By Charlie Mitchell
High school seniors will soon be accepting their diplomas. They’ll be proud of themselves, as well they should be.
But there’s a trap for those who opt for more education.
Thousands upon thousands of young people are already in it – and may not be out until they have grandchildren of their own, if then.
The trap is student loan debt.
A lot of progressive legislation was passed by Congress in the mid-1960s. In the name of equalizing access to higher education, the federal government started working with private banks to guarantee loans to those who otherwise couldn’t afford to attend. Almost all banks started making student loans. There was no way for them to lose.
Usually, interest would add up until the borrower graduated or stopped going to school. Then a payment plan would last for a five- or 10-year period. In the early years, payments were $40 to $80 per month – amounts a young family could work into its budget.
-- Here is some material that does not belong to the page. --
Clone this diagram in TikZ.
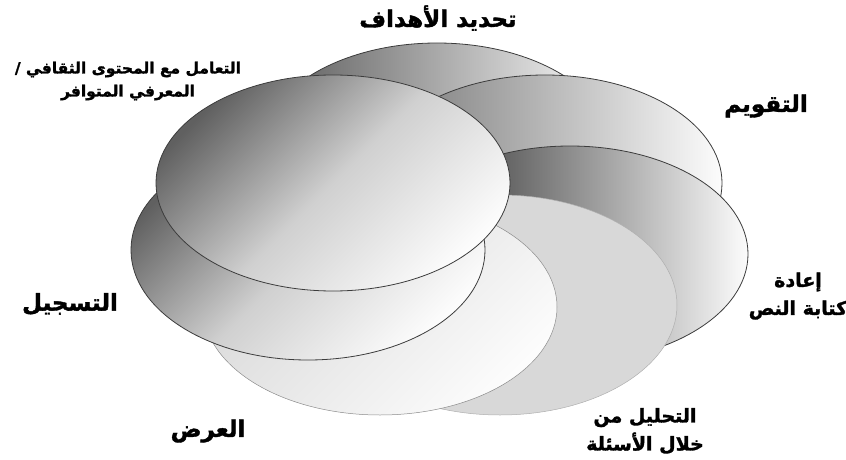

Fast-forward to today and, as with many great ideas, the situation has spun out of control. There are many abuses, such as allowing scam schools to participate. The greatest problem is that the money is easy to get and little thought is given to the financial predicament being created.
President Barack Obama has tried to apply the brakes and provide some relief – but he may have merely made the trap more enticing.
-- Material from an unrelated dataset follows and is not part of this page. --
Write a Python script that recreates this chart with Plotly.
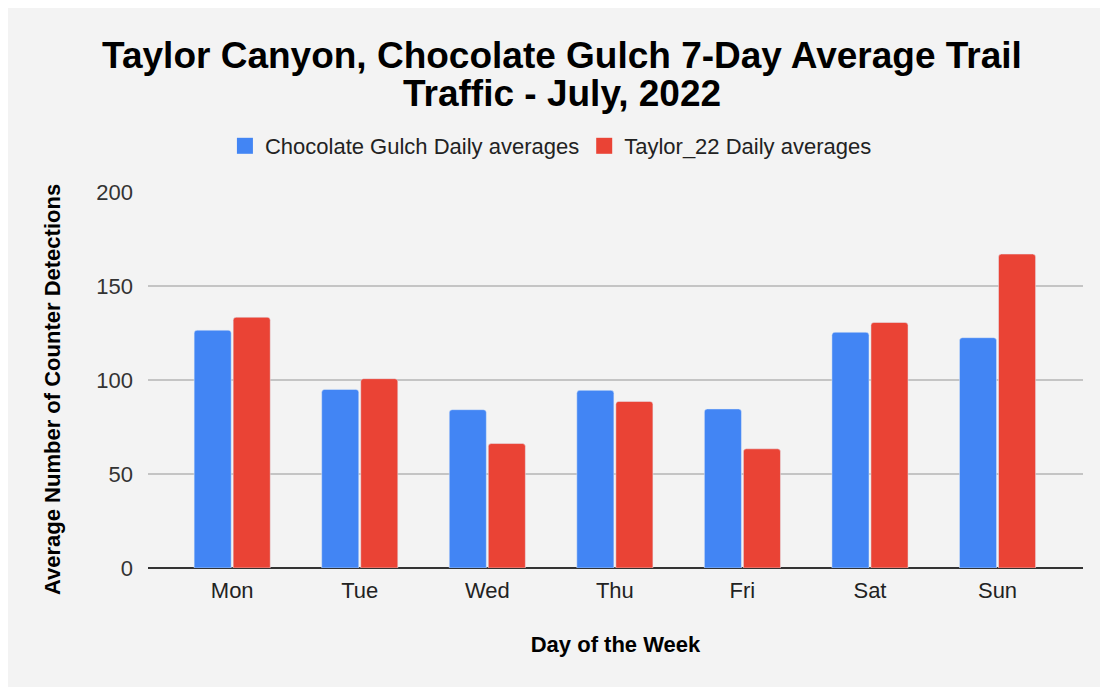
import plotly.graph_objects as go

days = ["Mon", "Tue", "Wed", "Thu", "Fri", "Sat", "Sun"]
chocolate_gulch = [126.5, 95, 84.2, 94.5, 84.6, 125.4, 122.5]
taylor_22 = [133.4, 100.7, 66.2, 88.6, 63.4, 130.6, 167]

series_names = ["Chocolate Gulch Daily averages", "Taylor_22 Daily averages"]
series_colors = ["#4285f4", "#ea4335"]

font_family = "Liberation Sans, Arial, sans-serif"

fig = go.Figure()
for name, vals, col in zip(series_names, [chocolate_gulch, taylor_22], series_colors):
    fig.add_trace(go.Bar(
        x=days, y=vals, name=name, showlegend=False,
        marker=dict(color=col, cornerradius=3)
    ))
    # bigger legend swatch than the default bar one
    fig.add_trace(go.Scatter(
        x=[None], y=[None], mode="markers", name=name,
        marker=dict(symbol="square", size=22, color=col)
    ))

fig.update_layout(
    width=1108, height=687,
    paper_bgcolor="#f3f3f3", plot_bgcolor="#f3f3f3",
    margin=dict(l=140, r=33, t=184, b=127),
    font=dict(family=font_family, color="#222222", size=22),
    title=dict(
        text="<b>Taylor Canyon, Chocolate Gulch 7-Day Average Trail</b>",
        x=0.5, xanchor="center", y=1 - 47 / 687, yanchor="middle", yref="container",
        font=dict(size=37, color="#000000", family=font_family)
    ),
    annotations=[
        dict(
            text="<b>Traffic - July, 2022</b>", showarrow=False,
            xref="paper", x=(554 - 140) / 935, xanchor="center",
            yref="paper", y=1 + (184 - 85.5) / 376, yanchor="middle",
            font=dict(size=37, color="#000000", family=font_family)
        ),
        dict(
            text="<b>Average Number of Counter Detections</b>", showarrow=False,
            textangle=-90, xref="paper", x=(52 - 148) / 935, xanchor="center",
            yref="paper", y=(568 - 390) / 376, yanchor="middle",
            font=dict(size=22, color="#000000", family=font_family)
        ),
    ],
    legend=dict(
        orientation="h", xref="container", x=0.49, xanchor="center",
        yref="container", y=1 - 138 / 687, yanchor="middle",
        font=dict(size=22, color="#222222"), bgcolor="rgba(0,0,0,0)",
        itemwidth=30
    ),
    bargap=0.388, bargroupgap=0.05,
    xaxis=dict(
        title=dict(text="<b>Day of the Week</b>", font=dict(size=22, color="#000000"), standoff=34),
        tickfont=dict(size=22, color="#222222"),
        range=[-0.66, 6.67],
        showgrid=False, showline=False, ticks="", ticklabelstandoff=7
    ),
    yaxis=dict(
        range=[0, 200], tickvals=[0, 50, 100, 150, 200],
        tickfont=dict(size=22, color="#333333"),
        gridcolor="#c4c4c4", gridwidth=1.5,
        zeroline=True, zerolinecolor="#333333", zerolinewidth=1.5,
        ticks="", ticklabelstandoff=14
    ),
)

fig.write_html("out.html")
Too many don’t understand how financing higher education works.
For families in poverty, there is the federal Pell Grant program. Young people living independently qualify, too. Pell money does not have to be repaid. It’s a gift from the taxpayers.
The Pell family income threshold has been $20,000 and will rise to $50,000. Pell amounts will also rise to almost $6,000 per year over the next six years.
That means a student who qualifies will be able to receive up to $24,000 free and clear while working toward a four-year bachelor’s degree.
Problem is, tuition, fees and living expenses during those four years may easily top $100,000 – even at a public university in Mississippi – so students and their families have increasingly been turning to student loans, which do have to be repaid.
Think of Ole Miss as a rich kids’ school?
One in five students there receives a Pell Grant and one in three is borrowing at an average rate of $4,400 per year.
Want confirmation that Alcorn and Valley State serve a less-wealthy clientel?
One in three Alcorn students is receiving Pell money and borrowing at a rate of $4,900 per year. Four out of five students at Valley are receiving Pell cash and borrowing at a rate of almost $6,000 per year.
College graduations are coming up, too. More than a few picking up university diplomas will not be as jubilant as their high school counterparts. Looming for them is $25,000 or more in debt as they start looking for employment.
On a 10-year plan, they’ll face notes of $300 or more per month until they’re in their 30s. That’s $300 to pay before a car note, rent, food, insurance or any other expense. Student loans are not canceled by filing bankruptcy. As many as half of all students leave college without a diploma, but still owe the money.
And, of course, many will owe much more. Private college and medical school graduates can be hundreds of thousands of dollars in debt.
Some borrowers today and into the future will meet the 10-year payback. Under the Obama changes, banks are out of the picture. Government will make and collect loans. Repayment may be capped at 10 percent of income – but interest will keep adding up. So a teacher or a police officer or any number of other professionals could be well into their 40s and still paying a college loan.
Looking back, it’s tempting to say we were better off 45 years ago when lower-income families scrimped and saved or their children didn’t go to college. That’s probably not true. Raising the average education level in the state is a good thing.
High school seniors have a lot to think about. Increasingly serious, due to the expense, is whether enrolling in a community college or university is what they want to do. Those who do enroll will be doing themselves a lifelong favor if they commit to paying as they go.
That’s a difficult commitment to make and a difficult commitment to keep, but consider the alternative: “Yes, Grandaddy wanted to take you to the movies and McDonald’s – but the money ran out when he paid his student loan.” Or, worse, “Yes ma’am I’m calling to see if I can just have my student loan payment deducted from my Social Security check.”